→ GIVEN PROBLEM
Count how many lines include "page" and answer with that number only.

>> Start GIVEN ENTRIES

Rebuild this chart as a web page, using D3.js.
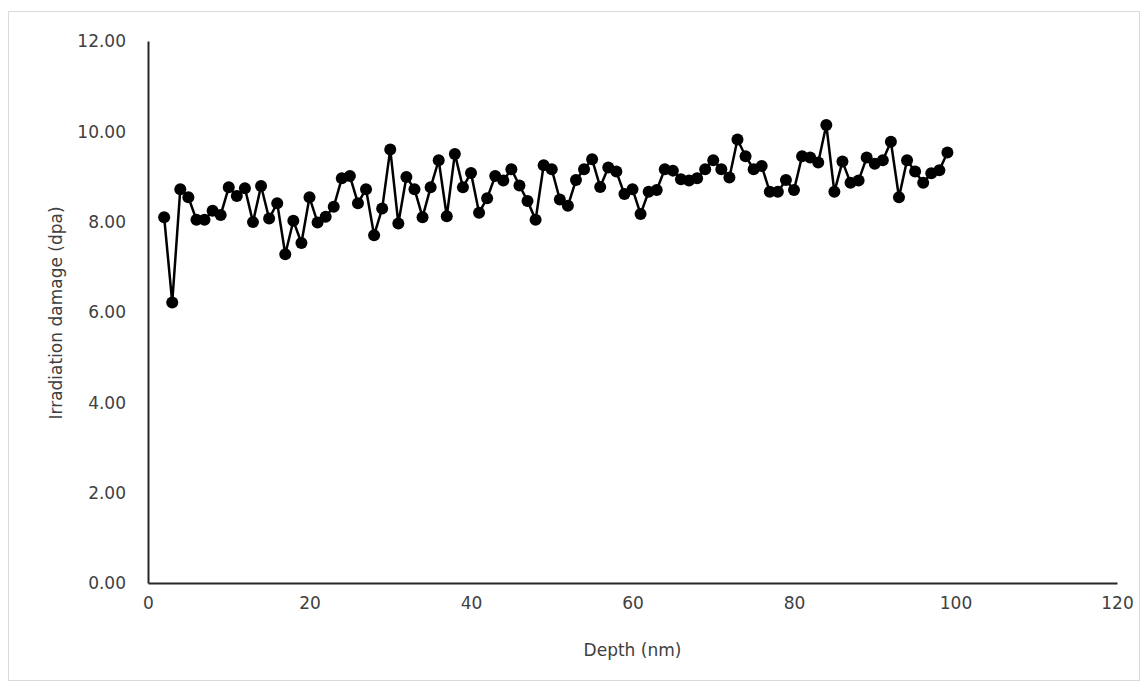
<!DOCTYPE html>
<html>
<head>
<meta charset="utf-8">
<script src="https://cdn.jsdelivr.net/npm/d3@7"></script>
<style>
  body { margin: 0; background: #fff; }
  svg text { font-family: "DejaVu Sans", Verdana, sans-serif; fill: #404040; }
</style>
</head>
<body>
<div id="chart"></div>
<script>
// depth in nm, damage in dpa
var depth = [];
for (var d = 2; d <= 99; d++) depth.push(d);
var damage = [
  8.10, 6.21, 8.72, 8.54, 8.04, 8.04, 8.24, 8.15, 8.76, 8.57,   // 2-11
  8.74, 7.99, 8.79, 8.07, 8.41, 7.28, 8.02, 7.53, 8.54, 7.98,   // 12-21
  8.11, 8.33, 8.96, 9.01, 8.41, 8.72, 7.70, 8.29, 9.60, 7.96,   // 22-31
  8.99, 8.72, 8.10, 8.76, 9.36, 8.12, 9.50, 8.76, 9.08, 8.20,   // 32-41
  8.52, 9.01, 8.91, 9.16, 8.80, 8.46, 8.04, 9.25, 9.16, 8.49,   // 42-51
  8.35, 8.92, 9.16, 9.38, 8.77, 9.20, 9.11, 8.61, 8.72, 8.17,   // 52-61
  8.66, 8.70, 9.16, 9.13, 8.94, 8.91, 8.96, 9.16, 9.36, 9.16,   // 62-71
  8.98, 9.82, 9.45, 9.16, 9.23, 8.66, 8.66, 8.92, 8.70, 9.45,   // 72-81
  9.42, 9.31, 10.14, 8.66, 9.33, 8.86, 8.91, 9.42, 9.28, 9.36,  // 82-91
  9.77, 8.54, 9.36, 9.11, 8.86, 9.07, 9.14, 9.53                // 92-99
];
var xTicks = [0, 20, 40, 60, 80, 100, 120];
var yTicks = [0, 2, 4, 6, 8, 10, 12];

var width = 1145, height = 685;
var padL = 148, padR = 1117, padT = 41, padB = 583; // plot edges in px

var svg = d3.select("#chart").append("svg")
  .attr("width", width).attr("height", height);

// chart area border
svg.append("rect")
  .attr("x", 8.5).attr("y", 11.5)
  .attr("width", width - 14).attr("height", height - 16)
  .attr("fill", "none").attr("stroke", "#d9d9d9");

var x = d3.scaleLinear().domain([0, 120]).range([padL, padR]);
var y = d3.scaleLinear().domain([0, 12]).range([padB, padT]);

var xAxis = svg.append("g")
  .attr("transform", "translate(0," + padB + ")")
  .call(d3.axisBottom(x).tickValues(xTicks).tickSize(0).tickPadding(20).tickFormat(d3.format("d")));
var yAxis = svg.append("g")
  .attr("transform", "translate(" + padL + ",0)")
  .call(d3.axisLeft(y).tickValues(yTicks).tickSize(0).tickPadding(22).tickFormat(d3.format(".2f")));

[xAxis, yAxis].forEach(function(g) {
  g.select(".domain").attr("stroke", "#262626").attr("stroke-width", 2);
  g.selectAll("text").attr("font-size", 17).attr("fill", "#404040")
    .attr("font-family", "'DejaVu Sans', Verdana, sans-serif");
});
xAxis.selectAll("text").attr("dy", "0.35em");
yAxis.selectAll("text").attr("dy", "0.35em");

var pts = depth.map(function(d, i) { return [d, damage[i]]; });

svg.append("path")
  .datum(pts)
  .attr("fill", "none")
  .attr("stroke", "#000")
  .attr("stroke-width", 2.5)
  .attr("d", d3.line().x(function(p) { return x(p[0]); }).y(function(p) { return y(p[1]); }));

svg.append("g").selectAll("circle")
  .data(pts).enter().append("circle")
  .attr("cx", function(p) { return x(p[0]); })
  .attr("cy", function(p) { return y(p[1]); })
  .attr("r", 6)
  .attr("fill", "#000");

svg.append("text")
  .attr("x", (padL + padR) / 2).attr("y", 650).attr("dy", "0.35em")
  .attr("text-anchor", "middle").attr("font-size", 17)
  .text("Depth (nm)");

svg.append("text")
  .attr("transform", "translate(56,313) rotate(-90)")
  .attr("dy", "0.35em")
  .attr("text-anchor", "middle").attr("font-size", 17)
  .text("Irradiation damage (dpa)");
</script>
</body>
</html>
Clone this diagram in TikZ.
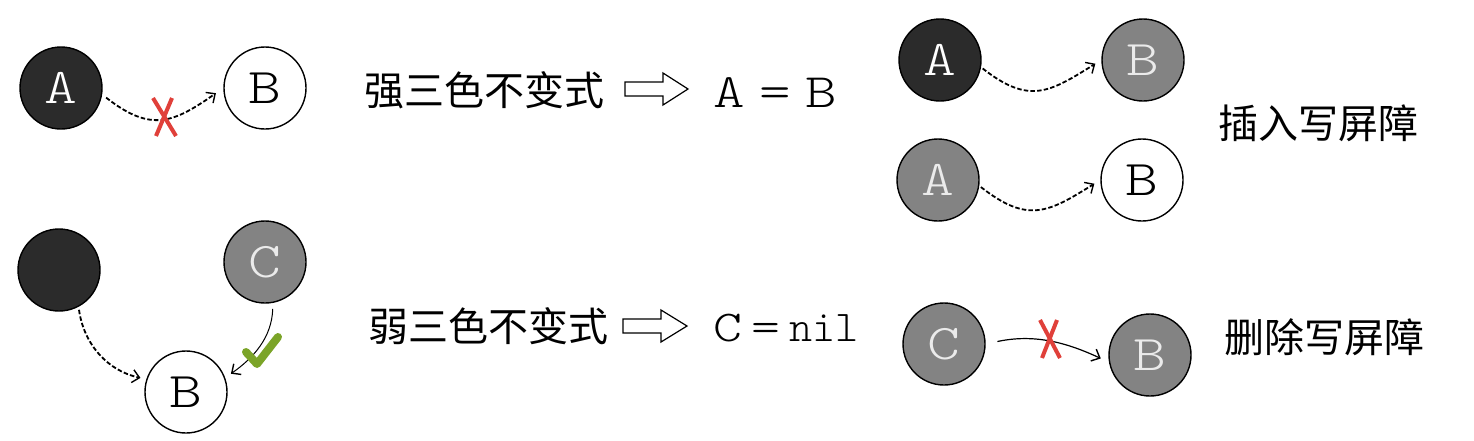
\documentclass[tikz,border=0pt]{standalone}
\usepackage{fontspec}
\usepackage{graphicx}
\newfontfamily\cjk{Noto Sans CJK SC}
\newfontfamily\lettermono{Latin Modern Mono Light}
\newcommand{\widelet}[1]{\scalebox{1.25}[1]{#1}}
\usetikzlibrary{arrows.meta}
\definecolor{nodeblack}{HTML}{2B2B2B}
\definecolor{nodegray}{HTML}{838383}
\definecolor{crossred}{HTML}{E0403A}
\definecolor{checkgreen}{HTML}{7BA428}
\tikzset{
  x=1pt,y=-1pt,
  obj/.style={circle,draw=black,line width=1.4pt,minimum size=82pt,inner sep=0pt,
    font=\lettermono\fontsize{50}{50}\selectfont},
  blackobj/.style={obj,fill=nodeblack,text=white},
  grayobj/.style={obj,fill=nodegray,text=white!92!black},
  whiteobj/.style={obj,fill=white,text=black},
  tip/.style={-{Straight Barb[length=7pt,width=13pt,line width=1.4pt]}},
  dasharrow/.style={tip,line width=1.8pt,dash pattern=on 4.5pt off 2.2pt},
  solidarrow/.style={tip,line width=1.2pt},
  cross/.style={draw=crossred,line width=4pt},
  cjktext/.style={font=\cjk\fontsize{40}{40}\selectfont,inner sep=0pt},
  eqtext/.style={font=\lettermono\fontsize{48}{48}\selectfont,inner sep=0pt},
  hollow/.style={draw=black,line width=1.2pt,fill=white,line join=miter}
}
\begin{document}
\begin{tikzpicture}
\useasboundingbox (0,0) rectangle (1474,440);
% ---------- top-left: strong invariant ----------
\node[blackobj] (a1) at (61,88) {\widelet{A}};
\node[whiteobj] (b1) at (265,88) {\widelet{B}};
\draw[dasharrow,shorten <=5pt,shorten >=9pt] (a1.-9) to[out=-38,in=215,looseness=1.3] (b1.west);
\draw[cross] (153,98) -- (176,136);
\draw[cross] (172,98) -- (156,136);

\node[cjktext] (strong) at (484,90) {强三色不变式};
\coordinate (h1) at (625,89);
\draw[hollow] (h1) ++(0,-7) -- ++(38,0) -- ++(0,-9) -- ++(25,16) -- ++(-25,16) -- ++(0,-9) -- ++(-38,0) -- cycle;
\node[eqtext] (eq1) at (775,93) {\widelet{A}\hspace{0.3em}\widelet{=}\hspace{0.3em}\widelet{B}};

% ---------- bottom-left: weak invariant ----------
\node[blackobj] (a2) at (59,270) {};
\node[grayobj] (c2) at (265,262) {\widelet{C}};
\node[whiteobj] (b2) at (186,392) {\widelet{B}};
\draw[dasharrow,shorten <=3pt,shorten >=6pt] (a2.-62) to[out=-82,in=168] (b2.162);
\draw[solidarrow,line width=1pt,shorten <=6pt,shorten >=7pt] (c2.-79) to[out=-92,in=35] (b2.20);
\draw[checkgreen,line width=8pt,line cap=round,line join=round] (246,352) -- (257,364) -- (278,337);

\node[cjktext] (weak) at (488,326) {弱三色不变式};
\coordinate (h2) at (623,326);
\draw[hollow] (h2) ++(0,-7) -- ++(38,0) -- ++(0,-9) -- ++(26,16) -- ++(-26,16) -- ++(0,-9) -- ++(-38,0) -- cycle;
\node[eqtext,font=\lettermono\fontsize{44}{44}\selectfont] (eq2) at (786,328) {\widelet{C}\hspace{0.2em}\widelet{=}\hspace{0.2em}nil};

% ---------- right: insertion write barrier ----------
\node[blackobj] (a3) at (940,60) {\widelet{A}};
\node[grayobj] (b3) at (1143,60) {\widelet{B}};
\draw[dasharrow,shorten <=2pt,shorten >=7pt] (a3.-10) to[out=-38,in=212,looseness=1.3] (b3.west);
\node[grayobj] (a4) at (938,180) {\widelet{A}};
\node[whiteobj] (b4) at (1142,180) {\widelet{B}};
\draw[dasharrow,shorten <=2pt,shorten >=7pt] (a4.-8) to[out=-38,in=212,looseness=1.3] (b4.west);
\node[cjktext] (insert) at (1318,123) {插入写屏障};

% ---------- right: deletion write barrier ----------
\node[grayobj] (c5) at (944,344) {\widelet{C}};
\node[grayobj] (b5) at (1150,355) {\widelet{B}};
\draw[solidarrow,shorten <=12pt,shorten >=9pt] (c5.0) to[out=12,in=155] (b5.190);
\draw[cross] (1040,320) -- (1060,358);
\draw[cross] (1057,320) -- (1042,358);
\node[cjktext] (delete) at (1324,337) {删除写屏障};
\end{tikzpicture}
\end{document}
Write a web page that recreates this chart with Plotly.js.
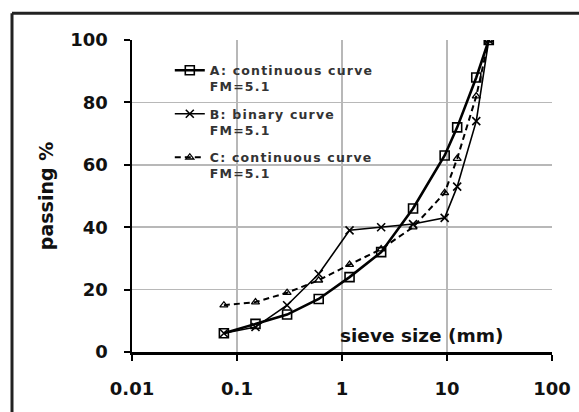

>> End GIVEN ENTRIES

→ THE REPLY
2